Until the puppet-voiced weirdo starts phoning her.
Scotland Yard insist that this is a simple case of a lonely
housewife imagining sinister goings-on while she flirts with a nervous
breakdown. No need for police involvement, just take her to a good head
shrinker, guv.
Trying to ignore the constant harassment from the evil
version of Topo Gigio, Kit manages to plan a much-anticipated honeymoon with
Tony. She even buys an elegant negligee in a style called “midnight lace”
giving us our title. (The film was adapted from a play called Matilda Shouted Fire, so a title change
was well in order.) But Tony is terribly busy with work, and the honeymoon
keeps being delayed while Kit wonders if she’s going slowly insane.
An early red-herring culprit is presented to us by way of
Roddy McDowell, being his usual dependable self in a role that could’ve used
some expansion. It isn’t much of a spoiler to announce his innocence, since
anybody who’s seen even a handful of these types of stories will be able to
guess the ending from go.
An ally arrives in the form of Kit’s Aunt Bea, played by
Myrna Loy. (Chairs spin as all of my readers now run to find copies of this
because Myrna Loy is in it.) Aunt Bea is a fabulous character with a fabulous
life full of jet-setting to obscure places, collecting strange curios, and
being delightfully open-minded about the possibility of telephone stalkers. So,
a little different from the Aunt Bea of Mayberry.
Aunt Bea is a soothing presence. She believes Kit actually is
getting upsetting calls, but thinks it’s more of a harmless weirdo than a
homicidal one. Slowly, Tony manages to turn Bea to his view of things, and has
her convinced that all of this might just be in Kit’s head.
The whole thing culminates in a gripping breakdown sequence
that really took it out of Doris Day. In her autobiography, she wrote in order
to prepare she recalled a specific moment from her marriage to Al Jordan. While
she was pregnant and on bedrest, Jordan burst into the room, pulled her up from
bed and threw her against the wall.
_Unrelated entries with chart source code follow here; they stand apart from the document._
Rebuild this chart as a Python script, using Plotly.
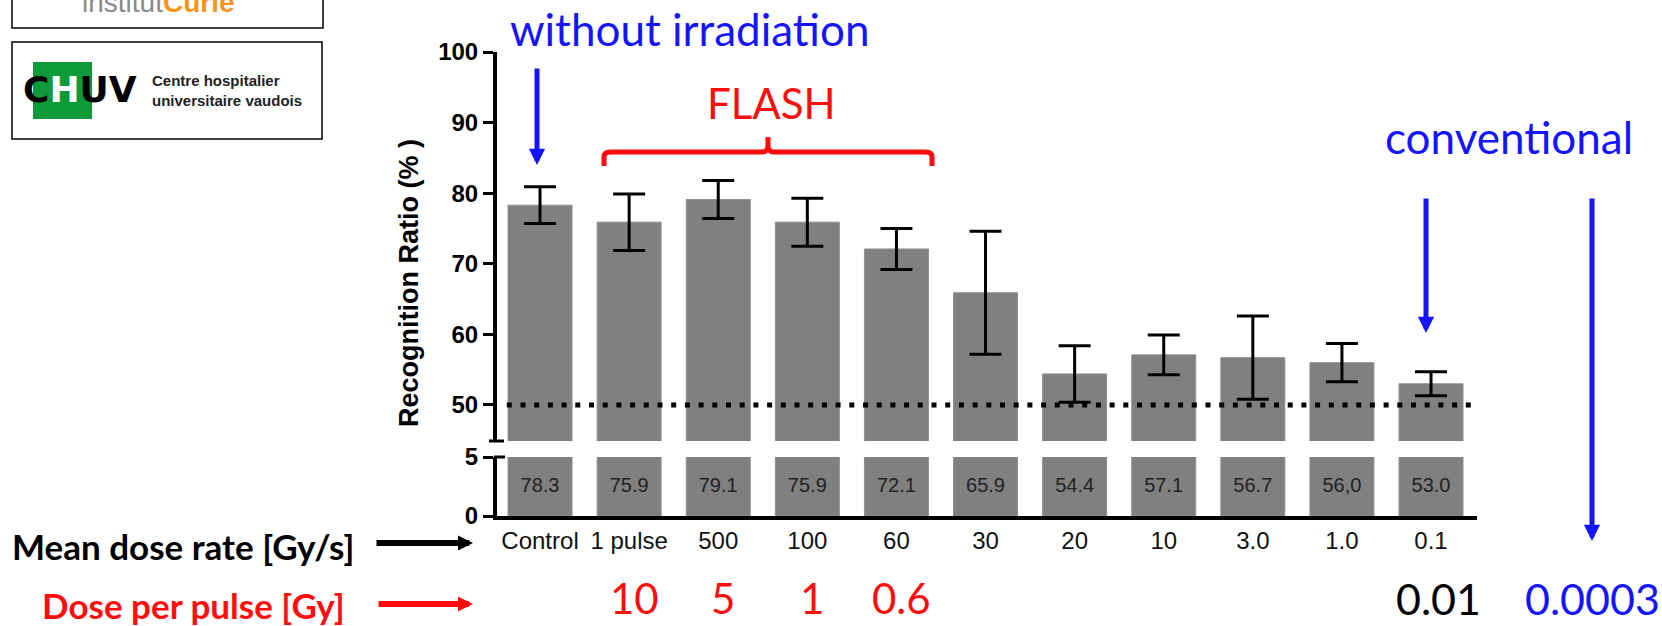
import plotly.graph_objects as go

# ---------------- data ----------------
categories = ["Control", "1 pulse", "500", "100", "60", "30", "20", "10", "3.0", "1.0", "0.1"]
means = [78.3, 75.9, 79.1, 75.9, 72.1, 65.9, 54.4, 57.1, 56.7, 56.0, 53.0]
errors = [2.6, 4.0, 2.7, 3.4, 2.9, 8.7, 4.0, 2.8, 5.9, 2.7, 1.7]
value_labels = ["78.3", "75.9", "79.1", "75.9", "72.1", "65.9", "54.4", "57.1", "56.7", "56,0", "53.0"]
chance_level = 50
upper_ticks = [50, 60, 70, 80, 90, 100]
lower_ticks = [0, 5]
flash_categories = ["1 pulse", "500", "100", "60"]
flash_dose_per_pulse = ["10", "5", "1", "0.6"]
conv_dose_per_pulse = ["0.01", "0.0003"]

# ---------------- layout helpers ----------------
W, H = 1662, 626
def px(x):
    return x / W
def py(y):
    return 1 - y / H

ARIAL = "Liberation Sans, Arial, sans-serif"
CAL = "Lato, Carlito, Calibri, sans-serif"
BLUE = "#1414ff"
RED = "#ff0d0d"
GRAY = "#808080"

UPPER_RANGE = [44.9, 100]
LOWER_RANGE = [0, 5]
X_RANGE = [-0.483, 10.516]
XDOM = [px(497), px(1477)]

fig = go.Figure()

# upper (broken) segment
fig.add_trace(go.Bar(
    x=categories, y=means, xaxis="x", yaxis="y",
    marker=dict(color=GRAY, line=dict(color="#8e8e8e", width=1)),
    error_y=dict(type="data", array=errors, visible=True, color="black", thickness=3, width=16),
    showlegend=False, hoverinfo="skip",
))
# lower segment (0-5), bars clipped by the axis range
fig.add_trace(go.Bar(
    x=categories, y=means, xaxis="x2", yaxis="y2",
    marker=dict(color=GRAY, line=dict(color="#8e8e8e", width=1)),
    showlegend=False, hoverinfo="skip",
))
lower_mid = (LOWER_RANGE[0] + LOWER_RANGE[1]) / 2
fig.add_trace(go.Scatter(
    x=categories, y=[lower_mid] * len(categories), xaxis="x2", yaxis="y2",
    mode="text", text=value_labels,
    textfont=dict(family=ARIAL, size=20, color="#222222"),
    showlegend=False, hoverinfo="skip",
))

shapes = []
annotations = []

# chance-level dotted line
shapes.append(dict(type="line", xref="x domain", yref="y", x0=0.01, x1=1.0,
                   y0=chance_level, y1=chance_level,
                   line=dict(color="black", width=5, dash="5px,8.7px"), layer="above"))
# axis break caps
shapes.append(dict(type="line", xref="paper", yref="paper", x0=px(489), x1=px(504),
                   y0=py(441), y1=py(441), line=dict(color="black", width=3)))
shapes.append(dict(type="line", xref="paper", yref="paper", x0=px(494), x1=px(505),
                   y0=py(457), y1=py(457), line=dict(color="black", width=3)))

# FLASH brace
def P(x, y):
    return f"{px(x):.5f},{py(y):.5f}"
brace = ("M " + P(604, 166) + " L " + P(604, 157) + " Q " + P(604, 152) + " " + P(610, 152) +
         " L " + P(762, 152) + " Q " + P(768, 152) + " " + P(768, 146) + " L " + P(768, 137) +
         " M " + P(768, 146) + " Q " + P(768, 152) + " " + P(774, 152) +
         " L " + P(926, 152) + " Q " + P(932, 152) + " " + P(932, 157) + " L " + P(932, 166))
shapes.append(dict(type="path", xref="paper", yref="paper", path=brace,
                   line=dict(color=RED, width=5)))

# logos boxes
shapes.append(dict(type="rect", xref="paper", yref="paper", x0=px(12), x1=px(323),
                   y0=py(28), y1=py(-10), line=dict(color="black", width=1.5)))
shapes.append(dict(type="rect", xref="paper", yref="paper", x0=px(12), x1=px(322),
                   y0=py(139), y1=py(42), line=dict(color="black", width=1.5)))
shapes.append(dict(type="rect", xref="paper", yref="paper", x0=px(33), x1=px(92),
                   y0=py(119), y1=py(62), line=dict(width=0), fillcolor="#0f9a3a"))

def arrow(x0, y0, x1, y1, color, width, size):
    annotations.append(dict(x=px(x1), y=py(y1), ax=x0 - x1, ay=y0 - y1,
                            xref="paper", yref="paper", axref="pixel", ayref="pixel",
                            text="", showarrow=True, arrowhead=2, arrowsize=size,
                            arrowwidth=width, arrowcolor=color, standoff=0))

arrow(537, 67, 537, 165, BLUE, 5, 0.65)
arrow(1426, 197, 1426, 333, BLUE, 5, 0.65)
arrow(1592, 197, 1592, 541, BLUE, 5, 0.65)
arrow(375, 543, 473, 543, "black", 6, 0.5)
arrow(377, 604, 473, 604, RED, 6, 0.5)

def text(x, y, s, size, color, family=CAL, xanchor="center", weight="normal", **kw):
    d = dict(x=x, y=y, xref="paper", yref="paper", text=s, showarrow=False,
             xanchor=xanchor, yanchor="middle",
             font=dict(family=family, size=size, color=color, weight=weight))
    d.update(kw)
    annotations.append(d)

text(px(689), py(29), "without irradiation", 44, BLUE)
text(px(771), py(103), "FLASH", 42, RED)
text(px(1509), py(137), "conventional", 44, BLUE)
text(px(10), py(546), "Mean dose rate [Gy/s]", 35, "black", xanchor="left", weight="bold")
text(px(40), py(605), "Dose per pulse [Gy]", 35, RED, xanchor="left", weight="bold")
text(px(409), py(283), "Recognition Ratio (% )", 27, "black", family=ARIAL, weight="bold", textangle=-90)

for cat, lab in zip(flash_categories, flash_dose_per_pulse):
    annotations.append(dict(x=categories.index(cat), y=py(598), xref="x2", yref="paper", text=lab,
                            showarrow=False, xanchor="center", yanchor="middle", xshift=5,
                            font=dict(family=CAL, size=42, color=RED)))
annotations.append(dict(x=len(categories) - 1, y=py(598), xref="x2", yref="paper",
                        text=conv_dose_per_pulse[0], showarrow=False, xanchor="center",
                        yanchor="middle", xshift=7,
                        font=dict(family=CAL, size=43, color="black")))
text(px(1592), py(598), conv_dose_per_pulse[1], 43, BLUE)

# logos text
annotations.append(dict(x=px(158), y=py(20), xref="paper", yref="paper", showarrow=False,
                        xanchor="center", yanchor="bottom",
                        text="<span style='color:#8a8a8a'>institut</span><b><span style='color:#f7941d'>Curie</span></b>",
                        font=dict(family=ARIAL, size=28, color="#8a8a8a")))
annotations.append(dict(x=px(80), y=py(90), xref="paper", yref="paper", showarrow=False,
                        xanchor="center", yanchor="middle",
                        text="C<span style='color:white'>H</span>UV",
                        font=dict(family="DejaVu Sans", size=36, color="black", weight="bold")))
annotations.append(dict(x=px(150), y=py(91), xref="paper", yref="paper", showarrow=False,
                        xanchor="left", yanchor="middle", align="left",
                        text="Centre hospitalier<br>universitaire vaudois",
                        font=dict(family=ARIAL, size=15, color="#222222", weight="bold")))

fig.update_layout(
    width=W, height=H, margin=dict(l=0, r=0, t=0, b=0),
    paper_bgcolor="white", plot_bgcolor="white", template="none",
    bargap=0.282, showlegend=False,
    xaxis=dict(domain=XDOM, range=X_RANGE, type="category", anchor="y",
               showline=False, showticklabels=False, ticks="", showgrid=False, zeroline=False),
    xaxis2=dict(domain=XDOM, range=X_RANGE, type="category", anchor="y2",
                showline=True, linewidth=4, linecolor="black", ticks="", showgrid=False, zeroline=False,
                tickfont=dict(family=ARIAL, size=24, color="#111111")),
    yaxis=dict(domain=[py(441), py(52)], range=UPPER_RANGE, anchor="x", tickvals=upper_ticks,
               ticks="outside", ticklen=10, tickwidth=3, tickcolor="black",
               showline=True, linewidth=4, linecolor="black", showgrid=False, zeroline=False,
               tickfont=dict(family=ARIAL, size=24, color="black", weight="bold")),
    yaxis2=dict(domain=[py(516), py(457)], range=LOWER_RANGE, anchor="x2", tickvals=lower_ticks,
                ticks="outside", ticklen=10, tickwidth=3, tickcolor="black",
                showline=True, linewidth=4, linecolor="black", showgrid=False, zeroline=False,
                tickfont=dict(family=ARIAL, size=24, color="black", weight="bold")),
    shapes=shapes, annotations=annotations,
)

fig.write_html("out.html")
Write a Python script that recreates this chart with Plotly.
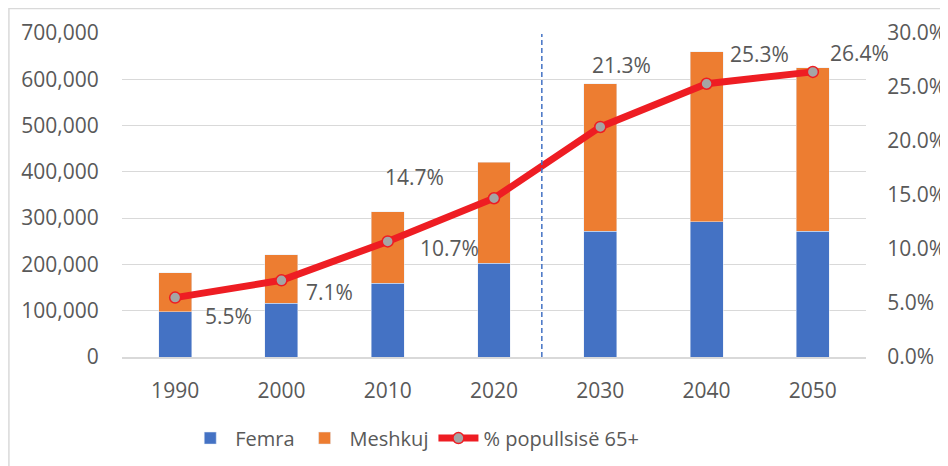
import plotly.graph_objects as go

years = ["1990", "2000", "2010", "2020", "2030", "2040", "2050"]
femra = [98000, 116000, 159000, 203000, 272000, 292000, 272000]
meshkuj = [84000, 105000, 155000, 218000, 318000, 368000, 353000]
pct65 = [0.055, 0.071, 0.107, 0.147, 0.213, 0.253, 0.264]
pct_labels = ["5.5%", "7.1%", "10.7%", "14.7%", "21.3%", "25.3%", "26.4%"]

# pixel offsets of the data labels relative to their points
label_shift = [(53, -18), (48, -12), (62, -7), (-80, 21), (21, 62), (53, 30), (47, 19)]

GRAY = "#595959"
FONT = "Open Sans"
FS = 21

fig = go.Figure()
fig.add_trace(go.Bar(x=years, y=femra, name="Femra", marker_color="#4472C4"))
fig.add_trace(go.Bar(x=years, y=meshkuj, name="Meshkuj", marker_color="#ED7D31"))
fig.add_trace(go.Scatter(
    x=years, y=pct65, name="% popullsisë 65+", yaxis="y2",
    mode="lines+markers",
    line=dict(color="#EE1D23", width=7),
    marker=dict(size=11, color="#A5A5A5", line=dict(color="#EE1D23", width=1.5)),
))

for i, (v, t) in enumerate(zip(pct65, pct_labels)):
    dx, dy = label_shift[i]
    fig.add_annotation(x=i, y=v, xref="x", yref="y2", text=t, showarrow=False,
                       xshift=dx, yshift=dy, font=dict(family=FONT, size=FS, color=GRAY))

fig.add_shape(type="line", xref="x", yref="paper", x0=3.45, x1=3.45, y0=0, y1=0.997,
              line=dict(color="#4472C4", width=1.5, dash="5px,3px"))
fig.add_shape(type="rect", xref="paper", yref="paper", x0=-0.152, x1=1.3, y0=-0.6, y1=1.076,
              line=dict(color="#D9D9D9", width=1.5), layer="below")

fig.update_layout(
    width=940, height=458,
    margin=dict(l=114, r=82, t=25, b=109, autoexpand=False),
    barmode="stack", bargap=0.69,
    plot_bgcolor="white", paper_bgcolor="white",
    font=dict(family=FONT, size=FS, color=GRAY),
    showlegend=True,
    legend=dict(orientation="h", x=0.085, y=-0.19, xanchor="left", yanchor="top",
                font=dict(family=FONT, size=20, color=GRAY), traceorder="normal",
                itemwidth=40),
    xaxis=dict(type="category", range=[-0.5, 6.5], showgrid=False, showline=True,
               linecolor="#D9D9D9", linewidth=2,
               ticks="outside", ticklen=14, tickcolor="rgba(0,0,0,0)", automargin=False,
               tickfont=dict(family=FONT, size=FS, color=GRAY)),
    yaxis=dict(range=[0, 700000], dtick=100000, tickformat=",", showgrid=True,
               gridcolor="#D9D9D9", gridwidth=1, zeroline=False, automargin=False,
               ticks="outside", ticklen=18, tickcolor="rgba(0,0,0,0)",
               tickfont=dict(family=FONT, size=FS, color=GRAY)),
    yaxis2=dict(range=[0, 0.30], dtick=0.05, tickformat=".1%", overlaying="y", side="right",
                showgrid=False, zeroline=False, automargin=False,
                ticks="outside", ticklen=16, tickcolor="rgba(0,0,0,0)",
                tickfont=dict(family=FONT, size=FS, color=GRAY)),
)

fig.write_html("out.html")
This bit of method acting resulted in the
best scene of the film, but also caused Doris Day to collapse in emotional
exhaustion after filming it was complete. Production was shut down for two
days, and the experience was so unpleasant she decided to never do another
drama. It was comedies from then on out.
One of the best reasons to check out Midnight Lace is the wardrobe designed by Irene.
The former head of the costume department at MGM, Irene also
designed the incredible costumes for 1944’s Meet
Me in St. Louis. She had been operating her own fashion house, when her
friend Doris Day asked her to design her looks for Midnight Lace. The outfits were so elegant and well-made that Harry
Winston jewellery was rented for Day to wear, because the usual costume jewels
looked extremely fake against the couture fabrics.
One dress in particular, a white evening gown, blew the star
away. She was so enamoured with it, she asked if she could borrow it for the
Academy Awards ceremony. Kind of fun for a normal red-carpet appearance, but
this was the year she was nominated for Pillow
Talk, so that dress was in all
the magazines.
In contrast to the hyper-real regal wardrobe, the London of Midnight Lace looks about as convincing
as a ride at Disneyland. Which is to say, it’s charming but clearly fake.
Budgetary constraints forced the production, originally
slated to film on location in England, to shoot on the Universal fake-London
soundstages. It’s a shame, because two years later, director David Miller
showed how well he could do when given real landscapes to work with. He helmed
one of my all-time faves, Lonely Are the
Brave.
Midnight Lace isn’t
as good as Julie, or any Hitchcock
film, and it’s a little paint-by-numbers in terms of the plot, but it’s got its
selling points. The creepy puppet voice is creepy, the clothes are magnificent,
and Myrna Loy is in it. It’s worth a watch if you come across it on your
travels, particularly if you’re a Doris Day completionist.